_Collection entries_.
⁂
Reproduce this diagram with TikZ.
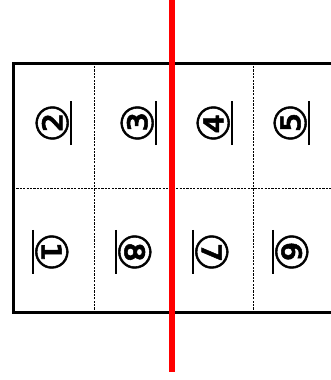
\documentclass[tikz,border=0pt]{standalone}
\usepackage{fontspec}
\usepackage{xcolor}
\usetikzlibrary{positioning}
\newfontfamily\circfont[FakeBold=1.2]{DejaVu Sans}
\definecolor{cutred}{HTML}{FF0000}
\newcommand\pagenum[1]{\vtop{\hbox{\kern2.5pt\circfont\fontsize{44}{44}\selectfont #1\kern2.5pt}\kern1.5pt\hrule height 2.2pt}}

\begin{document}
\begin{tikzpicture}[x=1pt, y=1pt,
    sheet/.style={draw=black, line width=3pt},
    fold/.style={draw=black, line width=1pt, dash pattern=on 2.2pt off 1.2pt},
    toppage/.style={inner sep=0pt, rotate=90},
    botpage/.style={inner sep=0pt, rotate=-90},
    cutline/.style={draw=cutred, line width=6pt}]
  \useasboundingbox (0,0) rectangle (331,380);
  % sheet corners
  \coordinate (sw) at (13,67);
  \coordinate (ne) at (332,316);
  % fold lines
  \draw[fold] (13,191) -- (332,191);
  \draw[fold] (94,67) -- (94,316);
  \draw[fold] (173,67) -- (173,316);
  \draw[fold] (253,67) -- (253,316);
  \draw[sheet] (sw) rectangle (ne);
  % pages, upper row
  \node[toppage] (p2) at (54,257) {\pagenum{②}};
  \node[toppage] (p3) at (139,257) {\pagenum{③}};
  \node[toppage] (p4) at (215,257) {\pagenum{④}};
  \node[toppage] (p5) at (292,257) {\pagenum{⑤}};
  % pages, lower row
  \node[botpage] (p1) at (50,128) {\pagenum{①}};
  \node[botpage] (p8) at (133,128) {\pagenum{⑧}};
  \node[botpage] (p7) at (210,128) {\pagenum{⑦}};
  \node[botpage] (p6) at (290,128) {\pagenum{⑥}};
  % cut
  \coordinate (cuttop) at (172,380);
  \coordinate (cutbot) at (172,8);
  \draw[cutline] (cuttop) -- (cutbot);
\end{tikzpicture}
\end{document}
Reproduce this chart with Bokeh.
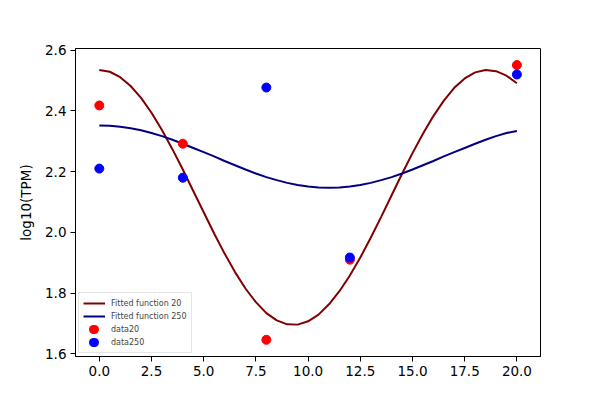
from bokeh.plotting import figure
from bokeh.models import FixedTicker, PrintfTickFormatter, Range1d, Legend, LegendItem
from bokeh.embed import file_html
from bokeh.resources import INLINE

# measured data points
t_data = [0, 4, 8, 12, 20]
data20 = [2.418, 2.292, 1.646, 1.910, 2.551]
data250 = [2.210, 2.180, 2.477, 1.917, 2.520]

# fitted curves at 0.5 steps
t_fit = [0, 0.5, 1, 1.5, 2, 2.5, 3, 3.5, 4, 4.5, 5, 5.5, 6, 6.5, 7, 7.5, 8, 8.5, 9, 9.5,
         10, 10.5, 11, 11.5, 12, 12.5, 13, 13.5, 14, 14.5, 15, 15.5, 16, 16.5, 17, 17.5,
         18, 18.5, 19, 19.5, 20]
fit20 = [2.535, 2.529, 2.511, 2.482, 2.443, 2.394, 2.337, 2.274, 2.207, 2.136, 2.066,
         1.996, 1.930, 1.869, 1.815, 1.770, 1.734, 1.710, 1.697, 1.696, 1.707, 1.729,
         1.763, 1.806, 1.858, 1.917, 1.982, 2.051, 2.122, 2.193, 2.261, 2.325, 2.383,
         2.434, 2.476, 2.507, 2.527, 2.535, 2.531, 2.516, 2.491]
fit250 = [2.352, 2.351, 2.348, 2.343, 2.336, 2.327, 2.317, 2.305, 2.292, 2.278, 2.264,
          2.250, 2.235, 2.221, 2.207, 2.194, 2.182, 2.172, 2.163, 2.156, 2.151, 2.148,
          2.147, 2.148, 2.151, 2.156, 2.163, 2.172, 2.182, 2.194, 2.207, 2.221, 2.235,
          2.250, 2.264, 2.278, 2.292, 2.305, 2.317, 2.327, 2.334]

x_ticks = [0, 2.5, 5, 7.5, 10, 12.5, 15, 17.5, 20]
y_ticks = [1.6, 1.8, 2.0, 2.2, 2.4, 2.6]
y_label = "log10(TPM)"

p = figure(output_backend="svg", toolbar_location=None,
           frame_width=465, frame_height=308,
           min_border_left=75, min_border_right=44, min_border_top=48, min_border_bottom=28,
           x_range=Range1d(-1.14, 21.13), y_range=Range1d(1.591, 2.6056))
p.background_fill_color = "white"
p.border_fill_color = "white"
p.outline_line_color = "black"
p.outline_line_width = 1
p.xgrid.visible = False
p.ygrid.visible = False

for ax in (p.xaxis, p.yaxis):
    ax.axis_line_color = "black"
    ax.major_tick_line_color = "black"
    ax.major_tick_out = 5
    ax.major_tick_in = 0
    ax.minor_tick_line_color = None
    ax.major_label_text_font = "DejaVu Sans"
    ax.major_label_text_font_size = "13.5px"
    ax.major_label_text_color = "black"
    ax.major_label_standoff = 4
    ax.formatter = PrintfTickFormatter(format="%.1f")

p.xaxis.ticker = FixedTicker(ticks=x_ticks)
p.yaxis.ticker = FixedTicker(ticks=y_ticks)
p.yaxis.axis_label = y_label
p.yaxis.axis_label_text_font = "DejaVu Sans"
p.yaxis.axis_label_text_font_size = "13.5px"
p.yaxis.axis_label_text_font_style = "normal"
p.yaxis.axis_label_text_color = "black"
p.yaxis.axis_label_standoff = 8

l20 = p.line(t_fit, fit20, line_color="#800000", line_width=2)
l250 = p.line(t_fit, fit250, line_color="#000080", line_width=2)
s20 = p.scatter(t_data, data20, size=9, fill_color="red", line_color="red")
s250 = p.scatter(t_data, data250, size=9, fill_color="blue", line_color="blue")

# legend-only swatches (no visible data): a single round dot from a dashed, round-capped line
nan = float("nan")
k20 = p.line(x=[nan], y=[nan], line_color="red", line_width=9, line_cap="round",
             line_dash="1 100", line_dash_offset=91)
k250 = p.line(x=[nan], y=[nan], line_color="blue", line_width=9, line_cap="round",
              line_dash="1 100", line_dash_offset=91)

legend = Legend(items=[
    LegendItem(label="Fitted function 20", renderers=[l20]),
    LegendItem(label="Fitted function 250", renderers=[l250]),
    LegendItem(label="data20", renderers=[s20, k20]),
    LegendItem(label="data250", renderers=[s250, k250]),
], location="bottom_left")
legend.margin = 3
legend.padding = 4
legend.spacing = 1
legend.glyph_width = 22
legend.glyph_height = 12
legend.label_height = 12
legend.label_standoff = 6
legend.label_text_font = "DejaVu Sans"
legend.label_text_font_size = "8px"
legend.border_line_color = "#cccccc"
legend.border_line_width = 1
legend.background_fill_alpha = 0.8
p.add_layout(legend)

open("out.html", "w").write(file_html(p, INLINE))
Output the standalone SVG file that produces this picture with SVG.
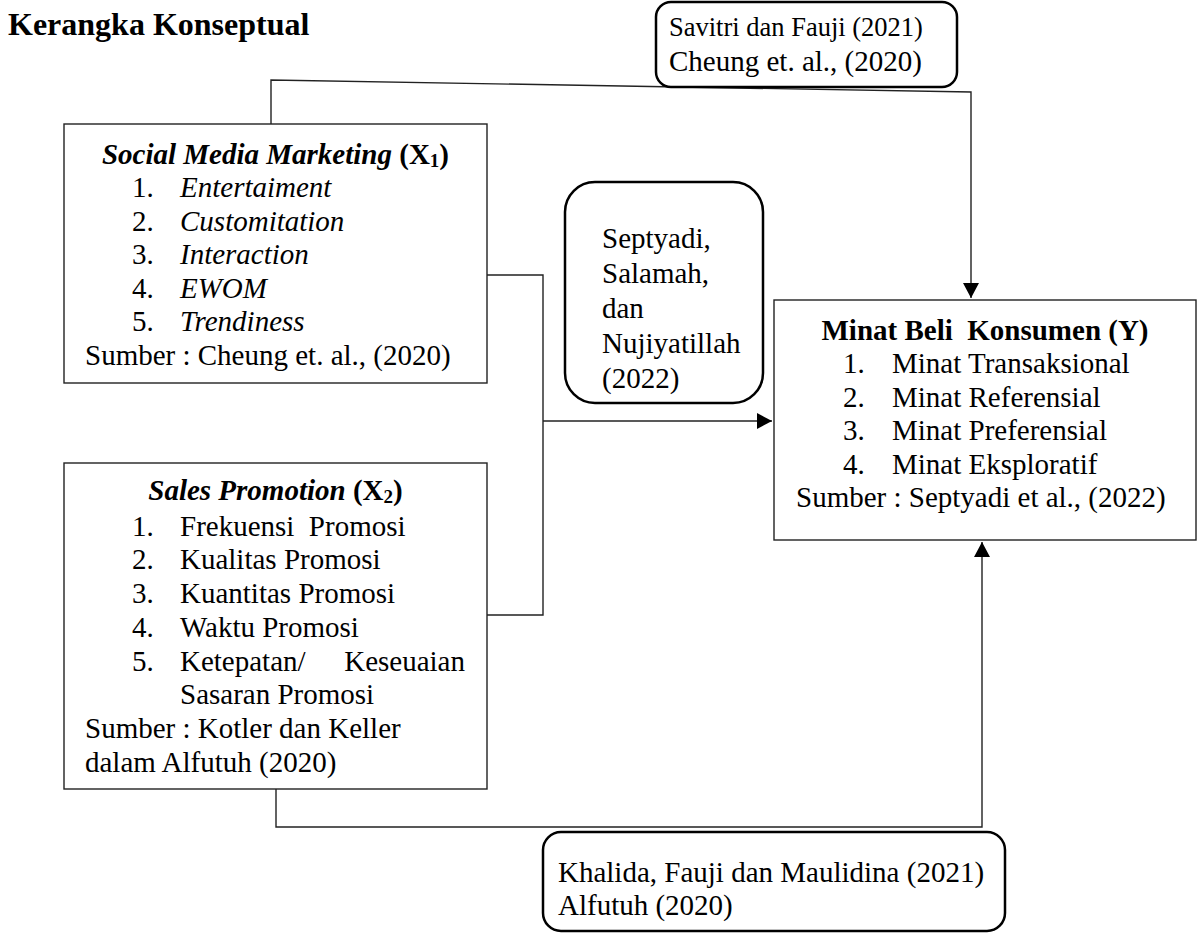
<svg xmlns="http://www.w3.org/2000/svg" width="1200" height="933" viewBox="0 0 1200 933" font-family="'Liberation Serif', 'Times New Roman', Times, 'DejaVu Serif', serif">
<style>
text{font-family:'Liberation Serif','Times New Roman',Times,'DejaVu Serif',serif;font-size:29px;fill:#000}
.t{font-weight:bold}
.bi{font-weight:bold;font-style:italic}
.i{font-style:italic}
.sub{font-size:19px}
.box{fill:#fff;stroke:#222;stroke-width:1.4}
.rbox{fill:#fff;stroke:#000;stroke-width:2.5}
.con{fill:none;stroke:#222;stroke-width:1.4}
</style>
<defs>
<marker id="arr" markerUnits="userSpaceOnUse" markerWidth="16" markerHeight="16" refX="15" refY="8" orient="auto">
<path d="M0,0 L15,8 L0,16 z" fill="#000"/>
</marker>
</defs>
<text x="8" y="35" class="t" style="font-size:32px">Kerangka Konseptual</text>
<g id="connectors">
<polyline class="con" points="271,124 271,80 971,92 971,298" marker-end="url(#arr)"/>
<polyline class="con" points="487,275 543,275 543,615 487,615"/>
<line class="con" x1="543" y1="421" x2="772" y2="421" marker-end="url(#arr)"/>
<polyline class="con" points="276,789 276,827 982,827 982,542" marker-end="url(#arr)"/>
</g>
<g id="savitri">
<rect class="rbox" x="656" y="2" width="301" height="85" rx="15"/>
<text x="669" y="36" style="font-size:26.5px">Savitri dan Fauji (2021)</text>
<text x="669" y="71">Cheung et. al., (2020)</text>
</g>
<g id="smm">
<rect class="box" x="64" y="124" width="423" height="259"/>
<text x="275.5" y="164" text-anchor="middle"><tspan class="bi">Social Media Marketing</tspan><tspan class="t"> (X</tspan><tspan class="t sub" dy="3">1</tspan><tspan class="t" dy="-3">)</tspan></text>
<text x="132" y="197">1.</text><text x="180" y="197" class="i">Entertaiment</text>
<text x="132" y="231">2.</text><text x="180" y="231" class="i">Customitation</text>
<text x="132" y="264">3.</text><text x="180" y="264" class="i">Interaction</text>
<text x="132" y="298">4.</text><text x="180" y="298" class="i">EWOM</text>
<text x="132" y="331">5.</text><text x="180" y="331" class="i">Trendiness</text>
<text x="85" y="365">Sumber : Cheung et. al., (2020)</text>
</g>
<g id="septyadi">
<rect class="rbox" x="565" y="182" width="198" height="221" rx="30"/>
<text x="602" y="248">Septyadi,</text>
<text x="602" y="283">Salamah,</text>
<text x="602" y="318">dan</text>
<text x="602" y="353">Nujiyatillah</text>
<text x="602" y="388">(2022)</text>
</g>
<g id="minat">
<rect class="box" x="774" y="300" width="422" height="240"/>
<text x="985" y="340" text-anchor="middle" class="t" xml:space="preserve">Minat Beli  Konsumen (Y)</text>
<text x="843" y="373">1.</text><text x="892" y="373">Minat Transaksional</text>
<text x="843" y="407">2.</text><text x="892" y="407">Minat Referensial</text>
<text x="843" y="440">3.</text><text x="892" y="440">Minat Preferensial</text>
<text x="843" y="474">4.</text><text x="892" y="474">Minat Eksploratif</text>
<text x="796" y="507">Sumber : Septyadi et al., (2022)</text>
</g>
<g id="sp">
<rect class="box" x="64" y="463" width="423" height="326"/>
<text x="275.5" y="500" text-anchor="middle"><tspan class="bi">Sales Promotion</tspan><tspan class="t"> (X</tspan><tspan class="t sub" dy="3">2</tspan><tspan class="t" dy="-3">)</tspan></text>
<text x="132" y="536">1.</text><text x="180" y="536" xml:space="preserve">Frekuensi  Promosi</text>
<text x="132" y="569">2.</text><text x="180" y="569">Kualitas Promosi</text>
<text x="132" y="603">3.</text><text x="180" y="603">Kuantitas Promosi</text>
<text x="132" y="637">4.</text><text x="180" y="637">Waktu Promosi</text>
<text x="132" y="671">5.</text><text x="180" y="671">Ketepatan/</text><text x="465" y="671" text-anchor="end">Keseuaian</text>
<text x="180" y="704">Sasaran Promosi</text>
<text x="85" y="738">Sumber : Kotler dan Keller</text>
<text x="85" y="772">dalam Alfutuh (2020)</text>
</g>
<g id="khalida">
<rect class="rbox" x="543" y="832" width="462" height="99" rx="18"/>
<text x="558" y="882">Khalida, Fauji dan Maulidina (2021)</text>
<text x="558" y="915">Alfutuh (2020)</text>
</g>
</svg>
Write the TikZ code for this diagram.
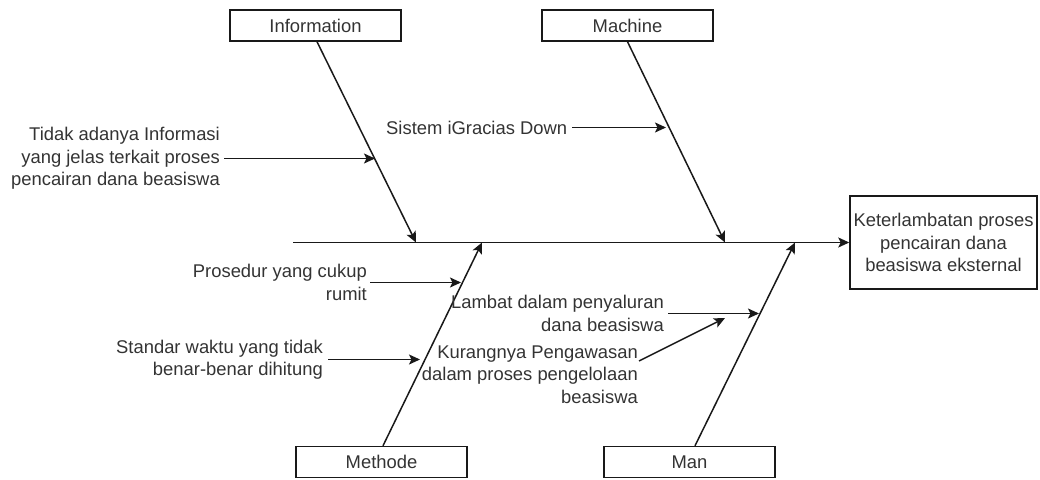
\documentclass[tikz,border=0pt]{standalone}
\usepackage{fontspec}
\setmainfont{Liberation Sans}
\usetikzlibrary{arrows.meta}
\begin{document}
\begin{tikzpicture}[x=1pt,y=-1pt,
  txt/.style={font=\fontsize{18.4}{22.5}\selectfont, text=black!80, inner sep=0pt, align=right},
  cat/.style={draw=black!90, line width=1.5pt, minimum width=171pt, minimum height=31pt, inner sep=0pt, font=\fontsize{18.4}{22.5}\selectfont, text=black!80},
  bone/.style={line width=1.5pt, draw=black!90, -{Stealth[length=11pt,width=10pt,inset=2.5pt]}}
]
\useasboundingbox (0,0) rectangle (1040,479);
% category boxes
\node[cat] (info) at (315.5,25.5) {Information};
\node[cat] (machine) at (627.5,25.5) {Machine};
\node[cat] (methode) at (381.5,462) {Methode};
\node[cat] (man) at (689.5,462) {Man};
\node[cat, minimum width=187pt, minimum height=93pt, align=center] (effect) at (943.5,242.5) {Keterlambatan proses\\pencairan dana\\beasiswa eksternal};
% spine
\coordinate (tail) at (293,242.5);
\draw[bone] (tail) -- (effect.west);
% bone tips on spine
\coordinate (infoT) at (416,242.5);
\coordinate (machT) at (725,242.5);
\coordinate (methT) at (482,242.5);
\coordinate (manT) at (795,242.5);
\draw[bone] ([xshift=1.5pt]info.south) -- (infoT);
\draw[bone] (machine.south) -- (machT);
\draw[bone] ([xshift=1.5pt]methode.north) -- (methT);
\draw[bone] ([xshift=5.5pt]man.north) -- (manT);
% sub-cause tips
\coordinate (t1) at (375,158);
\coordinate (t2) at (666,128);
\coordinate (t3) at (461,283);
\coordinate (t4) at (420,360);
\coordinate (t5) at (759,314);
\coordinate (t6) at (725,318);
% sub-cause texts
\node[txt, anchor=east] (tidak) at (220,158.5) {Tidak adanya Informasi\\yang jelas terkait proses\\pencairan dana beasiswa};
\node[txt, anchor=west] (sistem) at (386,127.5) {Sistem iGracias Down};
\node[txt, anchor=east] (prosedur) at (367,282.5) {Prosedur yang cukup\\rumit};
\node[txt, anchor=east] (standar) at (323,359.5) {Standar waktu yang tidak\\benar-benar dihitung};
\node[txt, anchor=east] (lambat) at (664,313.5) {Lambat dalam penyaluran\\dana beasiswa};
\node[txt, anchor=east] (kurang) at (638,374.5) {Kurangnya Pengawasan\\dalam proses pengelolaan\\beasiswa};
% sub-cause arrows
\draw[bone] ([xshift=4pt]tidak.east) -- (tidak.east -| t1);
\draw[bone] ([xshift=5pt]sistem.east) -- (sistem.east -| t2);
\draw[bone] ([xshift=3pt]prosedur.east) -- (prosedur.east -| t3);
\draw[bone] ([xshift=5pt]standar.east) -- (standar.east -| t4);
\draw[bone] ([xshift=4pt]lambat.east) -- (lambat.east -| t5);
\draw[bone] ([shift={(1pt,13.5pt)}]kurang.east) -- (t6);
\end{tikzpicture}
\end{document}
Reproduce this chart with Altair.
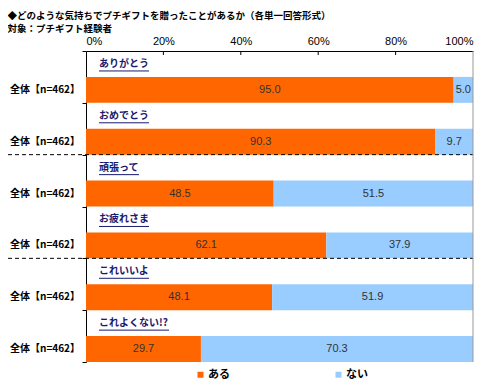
⁂
Copy only what runs above from the line containing "Reproduce this chart with Bokeh." through the line containing "data250 = [2.210, 2.180, 2.477, 1.917, 2.520]", exactly. Leave out the pictures.

Reproduce this chart with Bokeh.
from bokeh.plotting import figure
from bokeh.models import FixedTicker, PrintfTickFormatter, Range1d, Legend, LegendItem
from bokeh.embed import file_html
from bokeh.resources import INLINE

# measured data points
t_data = [0, 4, 8, 12, 20]
data20 = [2.418, 2.292, 1.646, 1.910, 2.551]
data250 = [2.210, 2.180, 2.477, 1.917, 2.520]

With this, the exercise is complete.